- Exercise brief
Starting at the first line of the listing below, retype each line up to and including the one that contains "series = [v2020, v2021, v2022, v2023]". Leave pictures out.

::::::::

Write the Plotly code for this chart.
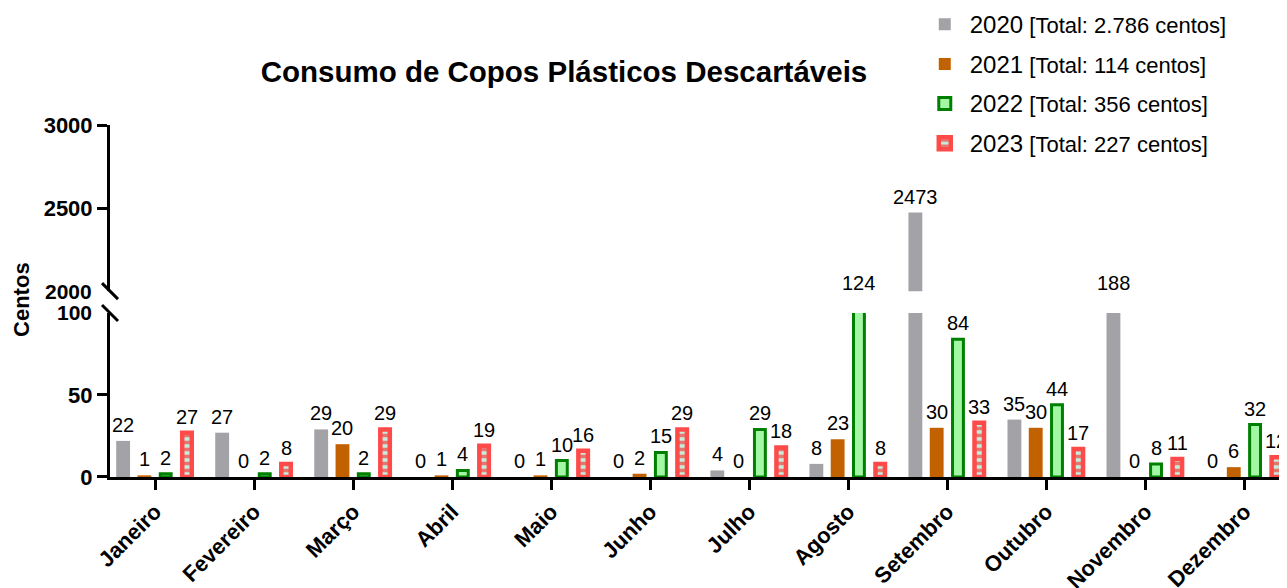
import plotly.graph_objects as go

months = ["Janeiro", "Fevereiro", "Março", "Abril", "Maio", "Junho",
          "Julho", "Agosto", "Setembro", "Outubro", "Novembro", "Dezembro"]
years = ["2020", "2021", "2022", "2023"]
v2020 = [22, 27, 29, 0, 0, 0, 4, 8, 2473, 35, 188, 0]
v2021 = [1, 0, 20, 1, 1, 2, 0, 23, 30, 30, 0, 6]
v2022 = [2, 2, 2, 4, 10, 15, 29, 124, 84, 44, 8, 32]
v2023 = [27, 8, 29, 19, 16, 29, 18, 8, 33, 17, 11, 12]
series = [v2020, v2021, v2022, v2023]

# axis break: lower 0-100, upper 2000-3000
LOW_MAX = 100
HIGH_MIN = 2000

FONT = "Arial, Liberation Sans, sans-serif"
styles = [
    dict(color="#A3A2A7", line=dict(width=0)),
    dict(color="#C26100", line=dict(width=0)),
    dict(color="#A4F7A4", line=dict(color="#008000", width=3)),
    dict(color="#FF4A4A", line=dict(color="#FF4A4A", width=4.5),
         pattern=dict(shape="-", fgcolor="#FF0000", bgcolor="#C4EEDD",
                      size=7, solidity=0.5)),
]
widths = [0.14, 0.14, 0.11, 0.096]
slot = 0.215

x = list(range(len(months)))
fig = go.Figure()
annotations = []
for k, (yr, vals) in enumerate(zip(years, series)):
    total = f"{sum(vals):,}".replace(",", ".")
    name = (f"<span style='font-size:24px'>{yr}</span> "
            f"[Total: {total} centos]")
    off = (k - 1.5) * slot - widths[k] / 2
    for yax, show in (("y", True), ("y2", False)):
        fig.add_trace(go.Bar(
            x=x, y=vals, name=name, xaxis="x", yaxis=yax,
            offset=off, width=widths[k], marker=styles[k],
            showlegend=show, legendgroup=yr, hoverinfo="skip",
        ))
    for i, v in enumerate(vals):
        xc = i + (k - 1.5) * slot
        if v <= LOW_MAX:
            yref, yv, shift = "y", v, 3
        elif v < HIGH_MIN:
            yref, yv, shift = "y", LOW_MAX, 17
        else:
            yref, yv, shift = "y2", v, 3
        annotations.append(dict(
            x=xc, y=yv, xref="x", yref=yref, text=str(v), showarrow=False,
            yanchor="bottom", yshift=shift, font=dict(size=20, color="black"),
        ))

low_top = 0.466
high_bot = 0.528

# break labels and y title
for yv, txt in ((low_top, "100"), (high_bot, "2000")):
    annotations.append(dict(
        x=0, y=yv, xref="paper", yref="paper", text=f"<b>{txt}</b>",
        showarrow=False, xanchor="right", yanchor="middle", xshift=-17,
        font=dict(size=21, color="black"), borderpad=0,
    ))
annotations.append(dict(
    x=0, y=0.503, xref="paper", yref="paper", text="<b>Centos</b>",
    showarrow=False, textangle=-90, xanchor="center", yanchor="middle",
    xshift=-88, font=dict(size=22, color="black"),
))

shapes = []
for yv in (low_top, high_bot):
    shapes.append(dict(
        type="line", xref="paper", yref="paper", xsizemode="pixel",
        ysizemode="pixel", xanchor=0, yanchor=yv,
        x0=-8, y0=8, x1=8, y1=-8, line=dict(color="black", width=3),
    ))

axis_common = dict(
    showline=True, linewidth=3, linecolor="black", showgrid=False,
    zeroline=False, ticks="outside", ticklen=10, tickwidth=3,
    tickcolor="black", tickfont=dict(size=22, color="black", family=FONT,
                                     weight="bold"),
)

# the page body adds an 8px margin, so the figure is 8px smaller
fig.update_layout(
    width=1279, height=580,
    margin=dict(l=102, r=0, t=117, b=111, autoexpand=False),
    paper_bgcolor="white", plot_bgcolor="white",
    font=dict(family=FONT, color="black"),
    barmode="overlay",
    title=dict(text="<b>Consumo de Copos Plásticos Descartáveis</b>",
               xref="container", yref="container", x=0.4347, y=0.8897,
               xanchor="center", yanchor="middle",
               font=dict(size=29.5, color="black")),
    xaxis=dict(axis_common, range=[-0.455, 11.43], tickvals=x,
               ticktext=[f"<b>{m}</b>" for m in months], tickangle=-45,
               anchor="y", tickfont=dict(size=22, color="black",
                                         family=FONT)),
    yaxis=dict(axis_common, domain=[0, low_top], range=[0, LOW_MAX],
               tickvals=[0, 50], anchor="x"),
    yaxis2=dict(axis_common, domain=[high_bot, 1], range=[HIGH_MIN, 3000],
                tickvals=[2500, 3000], anchor="x"),
    legend=dict(x=0.688, y=1.345, xanchor="left", yanchor="top",
                font=dict(size=22, color="black"), tracegroupgap=8,
                bgcolor="rgba(0,0,0,0)", itemwidth=40),
    annotations=annotations,
    shapes=shapes,
)

fig.write_html("out.html")
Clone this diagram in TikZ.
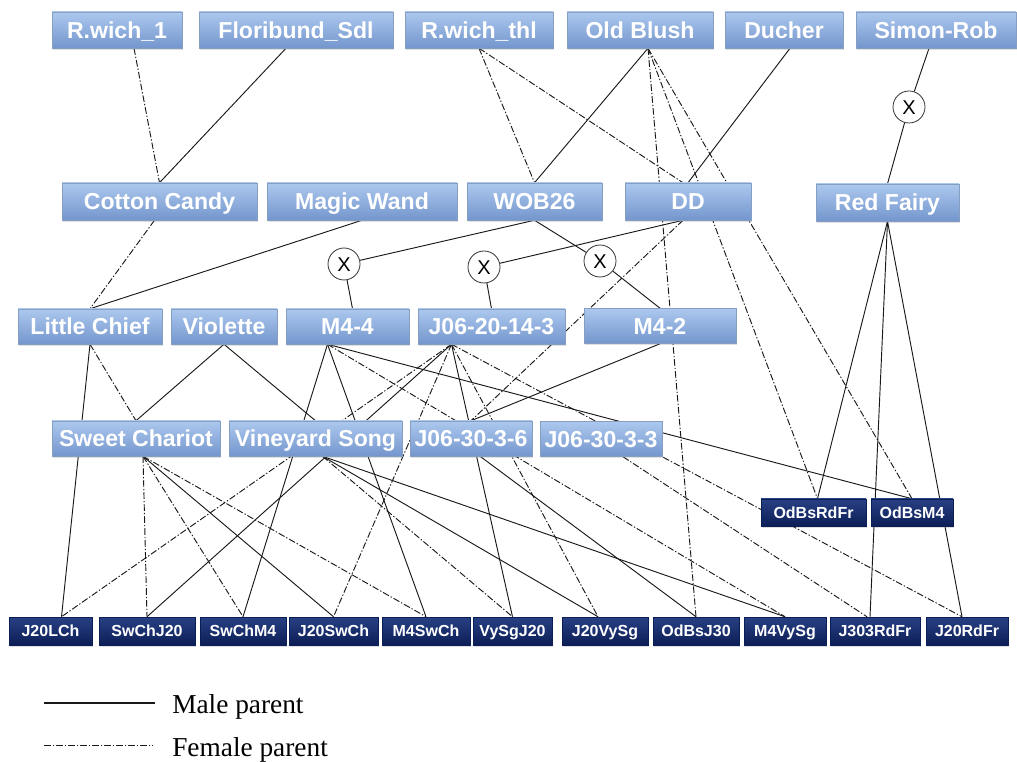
\documentclass[tikz,border=0pt]{standalone}
\usepackage{fontspec}
\setmainfont{Liberation Serif}
\newfontfamily\boxfont{Liberation Sans}
\usetikzlibrary{calc,shadows}
\pgfdeclarelayer{back}
\pgfdeclarelayer{bg}
\pgfsetlayers{back,bg,main}
\definecolor{lbtop}{RGB}{172,200,238}
\definecolor{lbbot}{RGB}{116,150,205}
\definecolor{lbline}{RGB}{135,158,195}
\definecolor{dbtop}{RGB}{40,64,132}
\definecolor{dbbot}{RGB}{12,30,86}
\definecolor{edgec}{RGB}{25,25,25}
\tikzset{
  lbox/.style={rectangle, inner sep=0pt, top color=lbtop, bottom color=lbbot,
    draw=lbline, line width=0.4pt, text=white, text height=12.4pt, text depth=0pt,
    font=\boxfont\bfseries\fontsize{17.3}{18}\selectfont,
    drop shadow={opacity=0.25, shadow xshift=1pt, shadow yshift=-1.2pt}},
  dbox/.style={rectangle, inner sep=0pt, top color=dbtop, bottom color=dbbot,
    draw=dbbot, line width=0.4pt, text=white, minimum height=21pt,
    text height=8.6pt, text depth=0pt,
    font=\boxfont\bfseries\fontsize{12}{13}\selectfont,
    drop shadow={opacity=0.25, shadow xshift=1pt, shadow yshift=-1.2pt}},
  xnode/.style={circle, draw=black!80, fill=white, line width=0.6pt,
    minimum size=24pt, inner sep=0pt, text height=10.7pt, text depth=0pt,
    font=\boxfont\fontsize{15}{15}\selectfont},
  male/.style={draw=edgec, line width=0.7pt},
  female/.style={draw=edgec, line width=0.7pt, dash pattern=on 5pt off 1.5pt on 1pt off 1.5pt},
}
\begin{document}
\begin{tikzpicture}[x=0.75pt, y=-0.75pt]
\begin{pgfonlayer}{back}
\fill[white] (0,0) rectangle (1017,762);
\end{pgfonlayer}
\useasboundingbox (0,0) rectangle (1017,762);
% row 1
\node[lbox, minimum width=97.5pt,  minimum height=27pt] (rw1)  at (117,30)   {R.wich\_1};
\node[lbox, minimum width=145.5pt, minimum height=27pt] (flor) at (296,30)   {Floribund\_Sdl};
\node[lbox, minimum width=111pt,   minimum height=27pt] (rwt)  at (479,30)   {R.wich\_thl};
\node[lbox, minimum width=109.5pt, minimum height=27pt] (ob)   at (640,30)   {Old Blush};
\node[lbox, minimum width=88.5pt,  minimum height=27pt] (duc)  at (784,30)   {Ducher};
\node[lbox, minimum width=120pt,   minimum height=27pt] (sim)  at (936,30)   {Simon-Rob};
% row 2
\node[lbox, minimum width=146.25pt, minimum height=27.75pt] (cc)  at (159.5,201.5) {Cotton Candy};
\node[lbox, minimum width=142.5pt,  minimum height=27.75pt] (mw)  at (362,201.5)   {Magic Wand};
\node[lbox, minimum width=101.25pt, minimum height=27.75pt] (wob) at (534.5,201.5) {WOB26};
\node[lbox, minimum width=94.5pt,   minimum height=27.75pt] (dd)  at (688,201.5)   {DD};
\node[lbox, minimum width=107.25pt, minimum height=27.75pt] (rf)  at (887.5,202.5) {Red Fairy};
% crosses
\node[xnode] (x1) at (344,264) {X};
\node[xnode] (x2) at (484,267) {X};
\node[xnode] (x3) at (600,261) {X};
\node[xnode] (x4) at (909,107) {X};
% row 3
\node[lbox, minimum width=108pt,    minimum height=26.25pt] (lc)  at (90,326.5)    {Little Chief};
\node[lbox, minimum width=79.5pt,   minimum height=26.25pt] (vio) at (224,326.5)   {Violette};
\node[lbox, minimum width=92.25pt,  minimum height=26.25pt] (m44) at (347.5,326.5) {M4-4};
\node[lbox, minimum width=110.25pt, minimum height=26.25pt] (j20) at (491.5,326.5) {J06-20-14-3};
\node[lbox, minimum width=114pt,    minimum height=26.25pt] (m42) at (660,326)     {M4-2};
% row 4
\node[lbox, minimum width=126pt,    minimum height=26.25pt] (sc)   at (136,438.5)   {Sweet Chariot};
\node[lbox, minimum width=129.75pt, minimum height=26.25pt] (vs)   at (315.5,438.5) {Vineyard Song};
\node[lbox, minimum width=91.5pt,   minimum height=26.25pt] (j306) at (471,438.5)   {J06-30-3-6};
\node[lbox, minimum width=91.5pt,   minimum height=26.25pt] (j303) at (601,439)     {J06-30-3-3};
% dark middle
\node[dbox, minimum width=78.75pt, minimum height=20.25pt] (odrf) at (813.5,512.5) {OdBsRdFr};
\node[dbox, minimum width=61.5pt,  minimum height=20.25pt] (odm4) at (912,512.5)   {OdBsM4};
% bottom row
\node[dbox, minimum width=62.25pt] (j20lch)   at (50.5,631)  {J20LCh};
\node[dbox, minimum width=72pt]    (swchj20)  at (147,631)   {SwChJ20};
\node[dbox, minimum width=64.5pt]  (swchm4)   at (243,631)   {SwChM4};
\node[dbox, minimum width=66.75pt] (j20swch)  at (333.5,631) {J20SwCh};
\node[dbox, minimum width=66pt]    (m4swch)   at (426,631)   {M4SwCh};
\node[dbox, minimum width=59.25pt] (vysgj20)  at (512.5,631) {VySgJ20};
\node[dbox, minimum width=64.5pt]  (j20vysg)  at (605,631)   {J20VySg};
\node[dbox, minimum width=64.5pt]  (odbsj30)  at (696,631)   {OdBsJ30};
\node[dbox, minimum width=61.5pt]  (m4vysg)   at (785,631)   {M4VySg};
\node[dbox, minimum width=67.5pt]  (j303rdfr) at (875,631)   {J303RdFr};
\node[dbox, minimum width=61.5pt]  (j20rdfr)  at (967,631)   {J20RdFr};
% attachment points
\coordinate (obB)  at ($(ob.south)+(8,0)$);
\coordinate (m44B) at ($(m44.south)+(-20,0)$);
\coordinate (j20B) at ($(j20.south)+(-40,0)$);
\coordinate (scB)  at ($(sc.south)+(7,0)$);
\coordinate (vsB)  at ($(vs.south)+(7,0)$);
\coordinate (ddB)  at ($(dd.south)+(-5,0)$);
\coordinate (j20lchT)  at ($(j20lch.north)+(11,0)$);
\coordinate (j20vysgT) at ($(j20vysg.north)+(-7,0)$);
\coordinate (j20rdfrT) at ($(j20rdfr.north)+(-5,0)$);
\coordinate (j303rdfrT) at ($(j303rdfr.north)+(-5,0)$);
\coordinate (odrfT) at ($(odrf.north)+(4,0)$);
\begin{pgfonlayer}{bg}
% top generation
\draw[female] ($(rw1.south)+(17,0)$) -- (cc.north);
\draw[male]   ($(flor.south)+(-10,0)$) -- (cc.north);
\draw[female] (rwt.south) -- (wob.north);
\draw[female] (rwt.south) -- ($(dd.north)+(-5,0)$);
\draw[male]   (obB) -- (wob.north);
\draw[female] (obB) -- (odbsj30.north);
\draw[female] (obB) -- (odrfT);
\draw[female] (obB) -- (odm4.north);
\draw[male]   ($(duc.south)+(6,0)$) -- (dd.north);
\draw[male]   ($(sim.south)+(-7,0)$) -- (x4) -- (rf.north);
% second generation
\draw[female] ($(cc.south)+(-5,0)$) -- (lc.north);
\draw[male]   (mw.south) -- (lc.north);
\draw[male]   (wob.south) -- (x1);
\draw[male]   (wob.south) -- (x3);
\draw[male]   (x1) -- ($(m44.north)+(5,0)$);
\draw[male]   (ddB) -- (x2);
\draw[female] (ddB) -- (j306.north);
\draw[male]   (x2) -- (j20.north);
\draw[male]   (x3) -- (m42.north);
\draw[male]   (rf.south) -- (odrfT);
\draw[male]   (rf.south) -- (j303rdfrT);
\draw[male]   (rf.south) -- (j20rdfrT);
% third generation
\draw[female] (lc.south) -- (sc.north);
\draw[male]   (lc.south) -- (j20lchT);
\draw[male]   (vio.south) -- (sc.north);
\draw[male]   (vio.south) -- (vs.north);
\draw[male]   (m44B) -- (swchm4.north);
\draw[male]   (m44B) -- (m4swch.north);
\draw[female] (m44B) -- (m4vysg.north);
\draw[male]   (m44B) -- (odm4.north);
\draw[female] (j20B) -- (j20lchT);
\draw[male]   (j20B) -- (swchj20.north);
\draw[female] (j20B) -- (j20swch.north);
\draw[male]   (j20B) -- (vysgj20.north);
\draw[female] (j20B) -- (j20vysgT);
\draw[female] (j20B) -- (j20rdfrT);
\draw[male]   (m42.south) -- (j306.north);
% fourth generation
\draw[female] (scB) -- (swchj20.north);
\draw[female] (scB) -- (swchm4.north);
\draw[male]   (scB) -- (j20swch.north);
\draw[female] (scB) -- (m4swch.north);
\draw[female] (vsB) -- (vysgj20.north);
\draw[male]   (vsB) -- (j20vysgT);
\draw[male]   (vsB) -- (m4vysg.north);
\draw[male]   ($(j306.south)+(9,0)$) -- (odbsj30.north);
\draw[female] ($(j303.south)+(22,0)$) -- ($(j303rdfr.north)+(-8,0)$);
\end{pgfonlayer}
% legend
\coordinate (lgm1) at (44,703);
\coordinate (lgm2) at (155,703);
\coordinate (lgf1) at (44,745);
\coordinate (lgf2) at (153,745);
\draw[male, line width=1pt] (lgm1) -- (lgm2);
\draw[female] (lgf1) -- (lgf2);
\node[anchor=base west, inner sep=0pt, font=\fontsize{20.5}{22}\selectfont] (lgmt) at (172,713) {Male parent};
\node[anchor=base west, inner sep=0pt, font=\fontsize{20.5}{22}\selectfont] (lgft) at (172,756) {Female parent};
\end{tikzpicture}
\end{document}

::::::::

- Output for this task
Write the Plotly code for this chart.
import plotly.graph_objects as go

months = ["Janeiro", "Fevereiro", "Março", "Abril", "Maio", "Junho",
          "Julho", "Agosto", "Setembro", "Outubro", "Novembro", "Dezembro"]
years = ["2020", "2021", "2022", "2023"]
v2020 = [22, 27, 29, 0, 0, 0, 4, 8, 2473, 35, 188, 0]
v2021 = [1, 0, 20, 1, 1, 2, 0, 23, 30, 30, 0, 6]
v2022 = [2, 2, 2, 4, 10, 15, 29, 124, 84, 44, 8, 32]
v2023 = [27, 8, 29, 19, 16, 29, 18, 8, 33, 17, 11, 12]
series = [v2020, v2021, v2022, v2023]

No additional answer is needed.